(Your objective): In the listing that follows, locate the line containing "Write a web" and the line containing "const centerY=357, squash=0.295, depth=75;". Retype exactly those two lines and every line between them, and nothing more.

(Plotting code records)
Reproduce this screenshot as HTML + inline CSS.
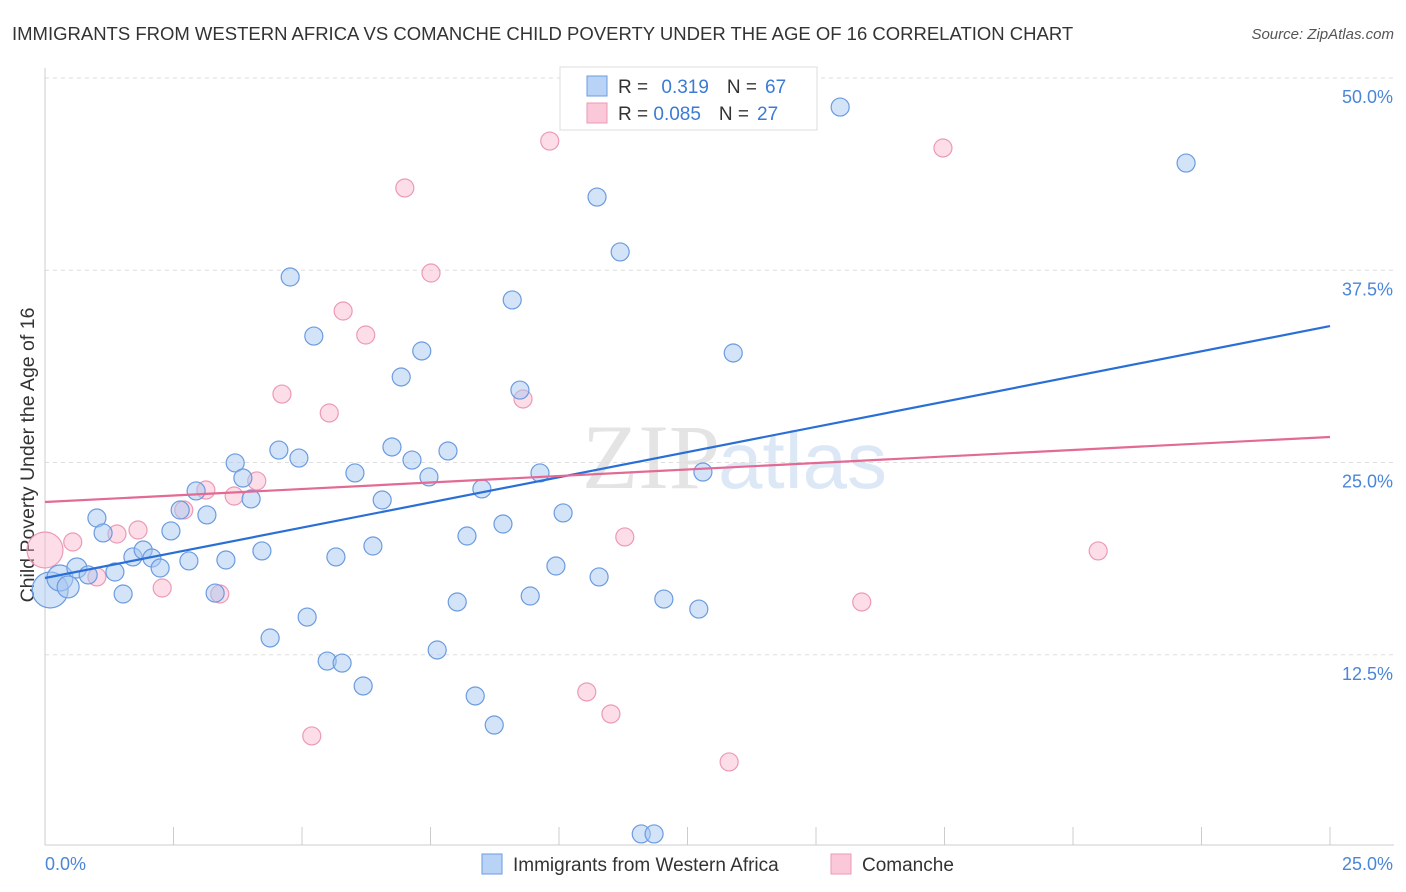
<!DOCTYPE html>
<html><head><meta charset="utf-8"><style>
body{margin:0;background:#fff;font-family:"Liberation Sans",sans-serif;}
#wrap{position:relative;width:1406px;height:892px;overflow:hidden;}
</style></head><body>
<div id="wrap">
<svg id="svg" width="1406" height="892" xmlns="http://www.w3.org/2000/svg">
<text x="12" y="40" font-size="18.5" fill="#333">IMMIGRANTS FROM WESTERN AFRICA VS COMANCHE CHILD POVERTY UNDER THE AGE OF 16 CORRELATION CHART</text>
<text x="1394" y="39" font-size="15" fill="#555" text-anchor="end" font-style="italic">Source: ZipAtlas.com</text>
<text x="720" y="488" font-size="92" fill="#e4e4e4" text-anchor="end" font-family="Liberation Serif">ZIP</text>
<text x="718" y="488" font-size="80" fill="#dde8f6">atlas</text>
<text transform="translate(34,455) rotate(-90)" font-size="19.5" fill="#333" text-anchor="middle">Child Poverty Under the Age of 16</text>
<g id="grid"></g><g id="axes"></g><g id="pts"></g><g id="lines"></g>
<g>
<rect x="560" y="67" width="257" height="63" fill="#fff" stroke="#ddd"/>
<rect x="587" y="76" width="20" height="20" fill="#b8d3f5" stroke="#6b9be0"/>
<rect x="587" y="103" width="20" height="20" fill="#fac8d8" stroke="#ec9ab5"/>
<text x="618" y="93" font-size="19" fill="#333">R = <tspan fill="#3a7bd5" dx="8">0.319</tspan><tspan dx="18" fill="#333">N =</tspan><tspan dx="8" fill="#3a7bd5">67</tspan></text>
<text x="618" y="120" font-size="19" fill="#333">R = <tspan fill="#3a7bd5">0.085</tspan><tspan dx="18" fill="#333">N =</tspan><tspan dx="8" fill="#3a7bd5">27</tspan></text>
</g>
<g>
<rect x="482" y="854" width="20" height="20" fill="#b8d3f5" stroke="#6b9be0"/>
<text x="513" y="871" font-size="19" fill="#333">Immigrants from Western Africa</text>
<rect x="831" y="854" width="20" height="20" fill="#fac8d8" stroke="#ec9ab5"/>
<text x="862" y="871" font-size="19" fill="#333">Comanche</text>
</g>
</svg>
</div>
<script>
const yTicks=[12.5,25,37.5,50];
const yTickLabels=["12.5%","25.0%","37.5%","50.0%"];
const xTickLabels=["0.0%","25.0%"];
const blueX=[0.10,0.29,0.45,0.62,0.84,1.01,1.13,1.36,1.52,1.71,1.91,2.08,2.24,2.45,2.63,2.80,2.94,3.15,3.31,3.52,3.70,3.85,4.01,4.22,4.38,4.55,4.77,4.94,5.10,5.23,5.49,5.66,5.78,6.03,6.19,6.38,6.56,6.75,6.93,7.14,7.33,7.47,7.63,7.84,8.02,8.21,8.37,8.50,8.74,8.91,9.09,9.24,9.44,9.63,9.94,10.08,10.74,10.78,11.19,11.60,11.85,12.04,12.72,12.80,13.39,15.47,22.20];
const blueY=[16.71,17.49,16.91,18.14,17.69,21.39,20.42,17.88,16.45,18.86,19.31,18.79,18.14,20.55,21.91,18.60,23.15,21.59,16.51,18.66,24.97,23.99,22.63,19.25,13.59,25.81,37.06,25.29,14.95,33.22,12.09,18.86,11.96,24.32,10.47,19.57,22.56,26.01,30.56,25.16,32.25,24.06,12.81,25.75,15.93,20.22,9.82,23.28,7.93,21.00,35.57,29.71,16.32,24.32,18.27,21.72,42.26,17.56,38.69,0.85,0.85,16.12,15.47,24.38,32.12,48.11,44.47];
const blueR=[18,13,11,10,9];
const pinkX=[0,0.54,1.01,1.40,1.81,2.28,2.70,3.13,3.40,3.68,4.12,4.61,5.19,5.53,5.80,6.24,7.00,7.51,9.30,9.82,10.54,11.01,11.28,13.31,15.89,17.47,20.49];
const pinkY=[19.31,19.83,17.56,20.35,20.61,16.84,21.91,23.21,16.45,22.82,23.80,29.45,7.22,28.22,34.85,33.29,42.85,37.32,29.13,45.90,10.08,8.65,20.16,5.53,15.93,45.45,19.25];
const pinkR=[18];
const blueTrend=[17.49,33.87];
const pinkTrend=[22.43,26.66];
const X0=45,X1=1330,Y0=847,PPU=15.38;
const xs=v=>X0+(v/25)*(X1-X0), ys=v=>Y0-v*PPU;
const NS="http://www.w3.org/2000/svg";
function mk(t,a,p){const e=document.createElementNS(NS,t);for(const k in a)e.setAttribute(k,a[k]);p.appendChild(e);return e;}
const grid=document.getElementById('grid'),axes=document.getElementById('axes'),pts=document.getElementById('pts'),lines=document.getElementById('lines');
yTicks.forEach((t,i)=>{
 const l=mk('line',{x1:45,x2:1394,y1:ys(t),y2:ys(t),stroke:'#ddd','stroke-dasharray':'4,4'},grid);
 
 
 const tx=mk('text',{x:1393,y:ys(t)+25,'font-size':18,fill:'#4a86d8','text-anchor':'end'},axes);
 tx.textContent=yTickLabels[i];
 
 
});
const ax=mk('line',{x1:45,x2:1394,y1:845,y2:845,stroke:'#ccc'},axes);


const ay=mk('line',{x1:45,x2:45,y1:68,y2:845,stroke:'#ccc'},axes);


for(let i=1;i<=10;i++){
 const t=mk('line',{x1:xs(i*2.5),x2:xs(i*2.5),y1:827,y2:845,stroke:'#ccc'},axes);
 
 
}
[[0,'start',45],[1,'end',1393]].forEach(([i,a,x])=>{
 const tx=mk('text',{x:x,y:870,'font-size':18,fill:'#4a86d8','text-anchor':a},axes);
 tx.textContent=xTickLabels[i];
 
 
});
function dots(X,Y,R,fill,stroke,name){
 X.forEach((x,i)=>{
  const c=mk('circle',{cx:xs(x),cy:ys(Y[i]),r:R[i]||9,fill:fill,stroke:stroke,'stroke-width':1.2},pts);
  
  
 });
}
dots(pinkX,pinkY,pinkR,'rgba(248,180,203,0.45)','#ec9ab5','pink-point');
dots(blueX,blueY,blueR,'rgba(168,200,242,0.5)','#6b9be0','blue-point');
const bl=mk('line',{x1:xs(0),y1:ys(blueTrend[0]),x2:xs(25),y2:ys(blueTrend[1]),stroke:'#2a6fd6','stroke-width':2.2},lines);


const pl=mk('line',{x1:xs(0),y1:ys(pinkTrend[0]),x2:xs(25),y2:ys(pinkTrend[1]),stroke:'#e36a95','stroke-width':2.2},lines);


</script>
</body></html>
---
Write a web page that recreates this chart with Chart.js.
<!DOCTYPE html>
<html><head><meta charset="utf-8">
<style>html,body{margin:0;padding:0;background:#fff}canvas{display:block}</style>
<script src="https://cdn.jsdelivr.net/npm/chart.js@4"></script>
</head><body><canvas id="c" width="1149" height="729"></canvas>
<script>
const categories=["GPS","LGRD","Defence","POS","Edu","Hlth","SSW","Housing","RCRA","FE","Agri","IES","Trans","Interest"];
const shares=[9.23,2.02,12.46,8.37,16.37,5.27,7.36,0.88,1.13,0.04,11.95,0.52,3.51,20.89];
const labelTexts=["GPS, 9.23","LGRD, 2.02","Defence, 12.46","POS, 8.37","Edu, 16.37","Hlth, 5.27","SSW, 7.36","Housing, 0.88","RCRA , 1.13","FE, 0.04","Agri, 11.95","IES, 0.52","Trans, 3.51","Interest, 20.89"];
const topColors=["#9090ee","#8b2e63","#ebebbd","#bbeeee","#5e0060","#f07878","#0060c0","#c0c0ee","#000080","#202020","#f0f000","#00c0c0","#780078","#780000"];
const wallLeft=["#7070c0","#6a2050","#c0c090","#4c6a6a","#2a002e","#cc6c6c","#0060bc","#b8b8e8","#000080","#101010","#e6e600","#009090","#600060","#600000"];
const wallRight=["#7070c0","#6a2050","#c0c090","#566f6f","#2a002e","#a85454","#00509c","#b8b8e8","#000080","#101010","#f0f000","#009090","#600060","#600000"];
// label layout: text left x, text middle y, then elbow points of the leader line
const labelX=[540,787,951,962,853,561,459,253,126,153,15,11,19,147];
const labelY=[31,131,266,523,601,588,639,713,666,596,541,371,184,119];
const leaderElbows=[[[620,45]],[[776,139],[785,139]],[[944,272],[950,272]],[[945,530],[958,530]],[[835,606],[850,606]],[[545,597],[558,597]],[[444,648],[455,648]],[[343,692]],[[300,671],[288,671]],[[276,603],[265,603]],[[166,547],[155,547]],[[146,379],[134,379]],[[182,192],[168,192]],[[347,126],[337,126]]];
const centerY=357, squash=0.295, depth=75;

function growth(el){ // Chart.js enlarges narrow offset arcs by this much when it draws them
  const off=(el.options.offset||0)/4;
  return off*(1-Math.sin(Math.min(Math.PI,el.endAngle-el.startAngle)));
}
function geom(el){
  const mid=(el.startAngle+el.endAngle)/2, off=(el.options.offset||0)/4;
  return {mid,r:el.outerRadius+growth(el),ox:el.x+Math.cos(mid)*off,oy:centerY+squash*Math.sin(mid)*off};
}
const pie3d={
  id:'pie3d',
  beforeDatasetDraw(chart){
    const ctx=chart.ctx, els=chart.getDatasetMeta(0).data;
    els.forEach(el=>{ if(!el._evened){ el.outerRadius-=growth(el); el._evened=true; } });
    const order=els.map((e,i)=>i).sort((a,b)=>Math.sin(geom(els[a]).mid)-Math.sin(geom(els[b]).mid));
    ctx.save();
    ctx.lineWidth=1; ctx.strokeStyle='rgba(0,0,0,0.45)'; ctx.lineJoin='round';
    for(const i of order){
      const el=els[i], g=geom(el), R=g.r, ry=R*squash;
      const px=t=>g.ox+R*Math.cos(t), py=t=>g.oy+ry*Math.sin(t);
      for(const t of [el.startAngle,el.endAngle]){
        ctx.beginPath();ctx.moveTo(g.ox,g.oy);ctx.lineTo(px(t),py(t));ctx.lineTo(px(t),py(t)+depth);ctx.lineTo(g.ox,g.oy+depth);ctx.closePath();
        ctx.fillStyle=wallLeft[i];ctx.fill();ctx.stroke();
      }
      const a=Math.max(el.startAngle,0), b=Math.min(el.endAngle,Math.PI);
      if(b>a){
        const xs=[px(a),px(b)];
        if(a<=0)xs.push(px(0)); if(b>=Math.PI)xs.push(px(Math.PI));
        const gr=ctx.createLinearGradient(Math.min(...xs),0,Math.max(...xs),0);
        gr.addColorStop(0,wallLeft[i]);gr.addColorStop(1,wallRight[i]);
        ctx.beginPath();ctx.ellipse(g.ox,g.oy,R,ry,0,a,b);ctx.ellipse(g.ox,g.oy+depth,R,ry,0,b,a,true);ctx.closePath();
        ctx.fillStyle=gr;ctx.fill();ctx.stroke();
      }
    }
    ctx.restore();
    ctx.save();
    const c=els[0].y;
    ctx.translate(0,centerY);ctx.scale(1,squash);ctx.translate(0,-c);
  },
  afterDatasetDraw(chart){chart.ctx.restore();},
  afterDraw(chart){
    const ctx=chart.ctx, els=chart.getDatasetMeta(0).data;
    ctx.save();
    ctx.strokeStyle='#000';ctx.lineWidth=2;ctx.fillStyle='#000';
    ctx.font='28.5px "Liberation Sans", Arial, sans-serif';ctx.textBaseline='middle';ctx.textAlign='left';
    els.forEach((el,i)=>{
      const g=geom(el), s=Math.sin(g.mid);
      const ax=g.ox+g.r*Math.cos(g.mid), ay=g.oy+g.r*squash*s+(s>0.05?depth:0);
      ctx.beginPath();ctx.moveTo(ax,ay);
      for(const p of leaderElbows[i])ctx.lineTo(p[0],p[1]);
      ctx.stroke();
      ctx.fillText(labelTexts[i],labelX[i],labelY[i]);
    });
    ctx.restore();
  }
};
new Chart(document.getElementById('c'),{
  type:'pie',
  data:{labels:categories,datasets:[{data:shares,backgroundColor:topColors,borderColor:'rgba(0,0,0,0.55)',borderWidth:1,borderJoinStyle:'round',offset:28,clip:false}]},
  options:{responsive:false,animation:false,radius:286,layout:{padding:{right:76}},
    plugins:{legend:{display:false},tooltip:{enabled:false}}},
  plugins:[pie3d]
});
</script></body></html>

(Solution to this problem):
Write a web page that recreates this chart with Chart.js.
<!DOCTYPE html>
<html><head><meta charset="utf-8">
<style>html,body{margin:0;padding:0;background:#fff}canvas{display:block}</style>
<script src="https://cdn.jsdelivr.net/npm/chart.js@4"></script>
</head><body><canvas id="c" width="1149" height="729"></canvas>
<script>
const categories=["GPS","LGRD","Defence","POS","Edu","Hlth","SSW","Housing","RCRA","FE","Agri","IES","Trans","Interest"];
const shares=[9.23,2.02,12.46,8.37,16.37,5.27,7.36,0.88,1.13,0.04,11.95,0.52,3.51,20.89];
const labelTexts=["GPS, 9.23","LGRD, 2.02","Defence, 12.46","POS, 8.37","Edu, 16.37","Hlth, 5.27","SSW, 7.36","Housing, 0.88","RCRA , 1.13","FE, 0.04","Agri, 11.95","IES, 0.52","Trans, 3.51","Interest, 20.89"];
const topColors=["#9090ee","#8b2e63","#ebebbd","#bbeeee","#5e0060","#f07878","#0060c0","#c0c0ee","#000080","#202020","#f0f000","#00c0c0","#780078","#780000"];
const wallLeft=["#7070c0","#6a2050","#c0c090","#4c6a6a","#2a002e","#cc6c6c","#0060bc","#b8b8e8","#000080","#101010","#e6e600","#009090","#600060","#600000"];
const wallRight=["#7070c0","#6a2050","#c0c090","#566f6f","#2a002e","#a85454","#00509c","#b8b8e8","#000080","#101010","#f0f000","#009090","#600060","#600000"];
// label layout: text left x, text middle y, then elbow points of the leader line
const labelX=[540,787,951,962,853,561,459,253,126,153,15,11,19,147];
const labelY=[31,131,266,523,601,588,639,713,666,596,541,371,184,119];
const leaderElbows=[[[620,45]],[[776,139],[785,139]],[[944,272],[950,272]],[[945,530],[958,530]],[[835,606],[850,606]],[[545,597],[558,597]],[[444,648],[455,648]],[[343,692]],[[300,671],[288,671]],[[276,603],[265,603]],[[166,547],[155,547]],[[146,379],[134,379]],[[182,192],[168,192]],[[347,126],[337,126]]];
const centerY=357, squash=0.295, depth=75;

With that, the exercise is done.